The congregation my friend worries about, she explained, is “stuck unto death.” Aging and declining membership. No new or younger members. Professing to want to grow and survive. But showing neither interest nor ability at making changes, any changes!, that might enable them to engage new people.
There they sit, a handful of older people, hoping the church will still be open to bury them. But the various, competing numbers– the size of the membership, the money available to support the church, their ages– don’t look promising. Still the institution is completely paralyzed, like a deer in the headlights, waiting for the headlong crash of inevitability.
Sadly, from my days as the Regional Conference Minister in the New York City metro. area, I can say my friend’s church’s experience is not unusual. One might expect that ominous writing on the wall could free a church up to try something new. At least, when prospects look really bad, a community doesn’t have all that much to lose.
But, quite often, just the opposite happens. Congregations dig in. Stick to their ways that aren’t working as if they are their only source of sacredness. As if God could only be found in a museum.
And the downhill roll picks up steam. Bodies to do the work become scarce. So too money dries up. The building suffers. Other institutional necessities get left undone. Ministries and programs are attenuated, then shut down. The pastor’s hours shrink.

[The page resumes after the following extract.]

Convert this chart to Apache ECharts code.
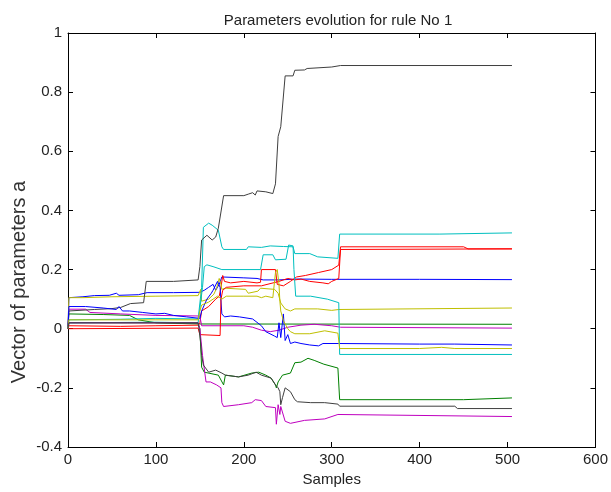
<!DOCTYPE html>
<html><head><meta charset="utf-8">
<script src="https://cdn.jsdelivr.net/npm/echarts@6/dist/echarts.min.js"></script>
<style>html,body{margin:0;padding:0;background:#fff}#c{width:611px;height:492px}</style>
</head><body><div id="c"></div>
<script>
const titleText = "Parameters evolution for rule No 1";
const xName = "Samples";
const yName = "Vector of parameters a";
const xTicks = [0,100,200,300,400,500,600];
const yTicks = [-0.4,-0.2,0,0.2,0.4,0.6,0.8,1];

const blue1 = [[0,0],[1,0.105],[17,0.108],[30,0.112],[47,0.113],[55,0.12],[58,0.113],[80,0.115],[90,0.122],[120,0.122],[150,0.123],[155,0.13],[160,0.14],[165,0.15],[168,0.13],[172,0.15],[175,0.175],[200,0.172],[215,0.17],[222,0.165],[240,0.165],[260,0.168],[300,0.167],[400,0.167],[505,0.166]];
const green1 = [[0,0],[1,0.05],[40,0.048],[70,0.045],[80,0.03],[100,0.02],[150,0.016],[505,0.015]];
const red1 = [[0,0],[1,0.01],[60,0.008],[100,0.01],[148,0.012],[150,0.02],[152,0.06],[160,0.075],[168,0.1],[172,0.11],[174,0.14],[176,0.18],[178,0.16],[185,0.155],[200,0.16],[215,0.155],[219,0.157],[220,0.2],[236,0.2],[238,0.15],[245,0.145],[253,0.16],[260,0.175],[270,0.18],[285,0.19],[300,0.2],[308,0.215],[310,0.277],[450,0.277],[455,0.27],[505,0.27]];
const cyan1 = [[0,0],[1,0.03],[60,0.032],[100,0.035],[148,0.033],[150,0.03],[152,0.14],[154,0.343],[160,0.357],[164,0.35],[171,0.333],[175,0.277],[177,0.268],[203,0.268],[205,0.277],[220,0.275],[230,0.28],[245,0.278],[256,0.277],[258,0.254],[275,0.254],[284,0.243],[307,0.238],[309,0.32],[423,0.32],[425,0.324],[505,0.324]];
const magenta1 = [[0,0],[1,0.066],[20,0.066],[25,0.055],[60,0.05],[100,0.045],[150,0.043],[152,0.01],[200,0.01],[210,0.005],[220,-0.005],[230,-0.01],[240,-0.005],[250,0.005],[265,0.012],[280,0.015],[300,0.01],[310,0.005],[505,0.002]];
const yellow1 = [[0,0],[1,0.105],[17,0.105],[50,0.108],[100,0.11],[148,0.112],[151,0.133],[152,0.093],[160,0.1],[166,0.117],[169,0.137],[172,0.17],[174,0.15],[175,0.133],[179,0.137],[202,0.133],[205,0.12],[216,0.127],[219,0.137],[235,0.133],[239,0.12],[242,0.087],[247,0.067],[253,0.06],[258,0.067],[284,0.067],[300,0.062],[308,0.065],[310,0.07],[505,0.07]];
const black1 = [[0,0],[1,0.06],[30,0.065],[50,0.068],[60,0.072],[71,0.085],[86,0.088],[89,0.16],[120,0.16],[148,0.165],[150,0.21],[152,0.30],[158,0.316],[164,0.30],[168,0.31],[171,0.34],[177,0.45],[200,0.45],[205,0.455],[210,0.46],[213,0.452],[215,0.466],[225,0.463],[233,0.457],[236,0.49],[239,0.65],[242,0.683],[247,0.855],[256,0.855],[258,0.874],[269,0.875],[272,0.88],[300,0.885],[310,0.89],[505,0.89]];
const blue2 = [[0,0],[1,0.075],[20,0.075],[40,0.07],[55,0.065],[58,0.075],[62,0.06],[70,0.06],[85,0.055],[100,0.05],[110,0.052],[120,0.045],[135,0.04],[150,0.035],[152,0.06],[158,0.1],[163,0.12],[165,0.13],[170,0.16],[173,0.14],[175,0.05],[178,0.04],[185,0.043],[195,0.04],[210,0.033],[220,0.01],[225,-0.01],[235,-0.025],[238,-0.03],[240,0.02],[242,-0.03],[245,0.05],[247,-0.04],[250,-0.02],[253,-0.05],[258,-0.045],[265,-0.05],[275,-0.055],[285,-0.058],[290,-0.05],[308,-0.05],[400,-0.052],[440,-0.052],[442,-0.055],[505,-0.055]];
const green2 = [[0,0],[1,0.02],[100,0.02],[148,0.018],[150,0],[152,-0.13],[155,-0.147],[171,-0.157],[177,-0.19],[179,-0.157],[194,-0.163],[209,-0.15],[217,-0.147],[225,-0.157],[231,-0.167],[236,-0.19],[237,-0.2],[239,-0.18],[244,-0.157],[253,-0.15],[258,-0.115],[265,-0.113],[273,-0.1],[280,-0.107],[291,-0.12],[307,-0.133],[309,-0.24],[450,-0.24],[452,-0.234],[505,-0.234]];
const red2 = [[0,0],[1,0.005],[148,0.002],[150,-0.02],[152,-0.025],[173,-0.023],[174,0.1],[176,0.13],[180,0.14],[200,0.145],[220,0.145],[240,0.16],[250,0.17],[258,0.165],[265,0.168],[275,0.16],[290,0.155],[296,0.152],[300,0.16],[308,0.17],[310,0.268],[505,0.27]];
const cyan2 = [[0,0],[1,0.02],[100,0.022],[148,0.02],[150,0.02],[153,0.14],[155,0.21],[158,0.216],[165,0.21],[175,0.2],[219,0.2],[222,0.25],[233,0.25],[236,0.233],[248,0.235],[251,0.283],[256,0.28],[257,0.2],[259,0.11],[276,0.11],[295,0.1],[308,0.088],[309,-0.087],[505,-0.087]];
const magenta2 = [[0,0],[1,0.02],[148,0.02],[150,0],[153,-0.09],[157,-0.18],[162,-0.18],[169,-0.19],[174,-0.2],[175,-0.25],[177,-0.263],[194,-0.257],[209,-0.25],[213,-0.24],[220,-0.243],[225,-0.263],[236,-0.267],[237,-0.323],[239,-0.257],[241,-0.29],[242,-0.263],[247,-0.313],[253,-0.32],[269,-0.31],[292,-0.305],[307,-0.29],[309,-0.295],[505,-0.297]];
const yellow2 = [[0,0],[1,0.03],[100,0.03],[148,0.03],[150,0.06],[152,0.08],[160,0.09],[165,0.1],[170,0.11],[175,0.1],[180,0.11],[200,0.11],[215,0.11],[220,0.105],[225,0.11],[233,0.105],[236,0.19],[238,0.2],[240,0.15],[241,0.093],[242,0.06],[245,0.027],[250,0.0],[253,-0.01],[258,-0.017],[275,-0.017],[292,-0.007],[307,-0.015],[309,-0.067],[400,-0.067],[425,-0.063],[440,-0.067],[505,-0.067]];
const black2 = [[0,0],[1,0.02],[148,0.02],[149,0],[151,-0.05],[152,-0.09],[154,-0.123],[160,-0.147],[168,-0.14],[175,-0.15],[179,-0.157],[194,-0.163],[205,-0.157],[214,-0.147],[220,-0.157],[231,-0.167],[236,-0.19],[239,-0.2],[241,-0.213],[242,-0.257],[244,-0.233],[247,-0.2],[253,-0.213],[258,-0.24],[261,-0.247],[276,-0.25],[292,-0.25],[307,-0.255],[309,-0.262],[440,-0.262],[443,-0.27],[505,-0.27]];

const seriesList = [blue1, green1, red1, cyan1, magenta1, yellow1, black1, blue2, green2, red2, cyan2, magenta2, yellow2, black2];
const colorList = ['#0000ff','#008000','#ff0000','#00bfbf','#bf00bf','#bfbf00','#3f3f3f'];

const FONT = 'Liberation Sans, Arial, Helvetica, sans-serif';
const chart = echarts.init(document.getElementById('c'), null, {renderer:'canvas'});
const axisCommon = {
  type:'value',
  axisLine:{show:true, onZero:false, lineStyle:{color:'#000', width:1}},
  axisTick:{show:true, inside:true, length:5, lineStyle:{color:'#000'}},
  splitLine:{show:false}
};
chart.setOption({
  animation:false,
  backgroundColor:'#fff',
  title:{text:titleText, left:333, top:8, textAlign:'center',
    textStyle:{fontFamily:FONT, fontSize:15, fontWeight:'normal', color:'#222'}},
  grid:{left:68, right:11, top:33, bottom:39, containLabel:false},
  xAxis:[
    Object.assign({}, axisCommon, {position:'bottom', min:xTicks[0], max:xTicks[xTicks.length-1], interval:100,
      name:xName, nameLocation:'middle', nameGap:25,
      nameTextStyle:{fontFamily:FONT, fontSize:15, color:'#222'},
      axisLabel:{margin:5, fontFamily:FONT, fontSize:15, color:'#222'}}),
    Object.assign({}, axisCommon, {position:'top', min:xTicks[0], max:xTicks[xTicks.length-1], interval:100,
      axisLabel:{show:false}})
  ],
  yAxis:[
    Object.assign({}, axisCommon, {position:'left', min:yTicks[0], max:yTicks[yTicks.length-1], interval:0.2,
      axisLabel:{margin:6, fontFamily:FONT, fontSize:15, color:'#222',
        formatter:v=>String(Math.round(v*10)/10)}}),
    Object.assign({}, axisCommon, {position:'right', min:yTicks[0], max:yTicks[yTicks.length-1], interval:0.2,
      axisLabel:{show:false}})
  ],
  graphic:[{type:'text', x:19, y:282, rotation:Math.PI/2,
    style:{text:yName, font:'20px ' + FONT, fill:'#333', textAlign:'center', textVerticalAlign:'middle'}}],
  series: seriesList.map((d,i)=>({
    type:'line', data:d, xAxisIndex:0, yAxisIndex:0, showSymbol:false, symbol:'none',
    lineStyle:{width:1, color:colorList[i%7]}, itemStyle:{color:colorList[i%7]}, z:2
  }))
});
</script></body></html>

As the Regional Conference Minister, I would often fantasize… what could force the church’s hand? “Instead of standing in place while a grave is dug around it, can’t you, God, make something happen, anything, even if it has to be painful, that could knock a congregation out of its stasis and into responsive action?” I was often thinking more in terms of punishments.
Since that conversation with my friend mourning her congregation, I learned of an interesting ministry. A pool of money that is available to congregations in tight financial straits. When they need it because they are almost broke.

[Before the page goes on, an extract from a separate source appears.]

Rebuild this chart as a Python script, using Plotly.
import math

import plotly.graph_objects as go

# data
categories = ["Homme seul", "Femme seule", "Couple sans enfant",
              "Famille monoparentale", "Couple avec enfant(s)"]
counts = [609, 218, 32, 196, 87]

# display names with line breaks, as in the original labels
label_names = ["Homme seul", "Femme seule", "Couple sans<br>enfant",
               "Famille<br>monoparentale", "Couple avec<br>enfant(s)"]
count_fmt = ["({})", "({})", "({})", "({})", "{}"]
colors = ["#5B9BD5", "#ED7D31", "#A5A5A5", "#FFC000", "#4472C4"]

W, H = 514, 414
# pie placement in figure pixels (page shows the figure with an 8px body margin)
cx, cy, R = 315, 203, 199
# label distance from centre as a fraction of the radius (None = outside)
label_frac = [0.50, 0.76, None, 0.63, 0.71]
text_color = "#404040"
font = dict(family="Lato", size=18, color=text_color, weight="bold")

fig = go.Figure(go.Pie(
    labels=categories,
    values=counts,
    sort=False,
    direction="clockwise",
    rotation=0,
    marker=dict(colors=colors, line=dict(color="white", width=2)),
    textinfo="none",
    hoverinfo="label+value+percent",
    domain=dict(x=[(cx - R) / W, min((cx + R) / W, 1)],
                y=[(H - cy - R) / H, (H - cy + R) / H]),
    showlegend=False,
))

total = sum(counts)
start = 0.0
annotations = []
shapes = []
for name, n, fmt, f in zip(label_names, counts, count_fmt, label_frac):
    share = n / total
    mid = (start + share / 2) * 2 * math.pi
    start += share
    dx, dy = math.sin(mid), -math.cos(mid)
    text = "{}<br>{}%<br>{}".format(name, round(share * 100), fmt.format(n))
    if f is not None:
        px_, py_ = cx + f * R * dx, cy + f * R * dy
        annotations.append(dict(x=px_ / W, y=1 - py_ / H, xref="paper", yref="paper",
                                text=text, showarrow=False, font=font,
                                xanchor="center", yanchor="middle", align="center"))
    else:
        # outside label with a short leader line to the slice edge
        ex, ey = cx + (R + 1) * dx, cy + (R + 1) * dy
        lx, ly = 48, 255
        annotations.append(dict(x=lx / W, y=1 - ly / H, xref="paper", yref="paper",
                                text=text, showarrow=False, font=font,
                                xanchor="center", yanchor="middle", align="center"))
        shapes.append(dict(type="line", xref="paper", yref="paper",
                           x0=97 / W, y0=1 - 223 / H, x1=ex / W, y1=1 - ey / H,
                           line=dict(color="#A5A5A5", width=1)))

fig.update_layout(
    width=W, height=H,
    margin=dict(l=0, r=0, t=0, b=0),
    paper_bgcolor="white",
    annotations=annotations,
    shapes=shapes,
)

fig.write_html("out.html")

But there’s a catch. Strings attached to the money. Instead of a “gift from heaven,” it’s paying the congregation to stop biting its fingernails… to let go of its bad habit.
A windfall of cash usually enables a local church to go on as it has, making as little change as possible. That’s what happens when most churches get desperate enough to sell their buildings– they spend down the capital liberated from the sale of their property so they can continue refusing to change.
But in the ministry I read about, accepting the money involves agreeing beforehand to do whatever the grantor says about how your ministry needs to change.
Ironically, making the church more visible, accessible, welcoming and meaningful to new people isn’t rocket science. But figuring out how to get approval and acceptance of those changes from the people who already consider the church too much “their own” is the stumbling block. It’s not what to do, beloved; it’s the will to do it.
If I were sitting on top of a big pile of money I could dedicate to ministry, I just might try paying congregations to break their old habits in favor of new ways of being a church that can engage people today. To stop biting their nails. Why? Because I think an American landscape without steeples and faithful people will be culturally flatter… poorer, less creative, compassionate and justice-seeking.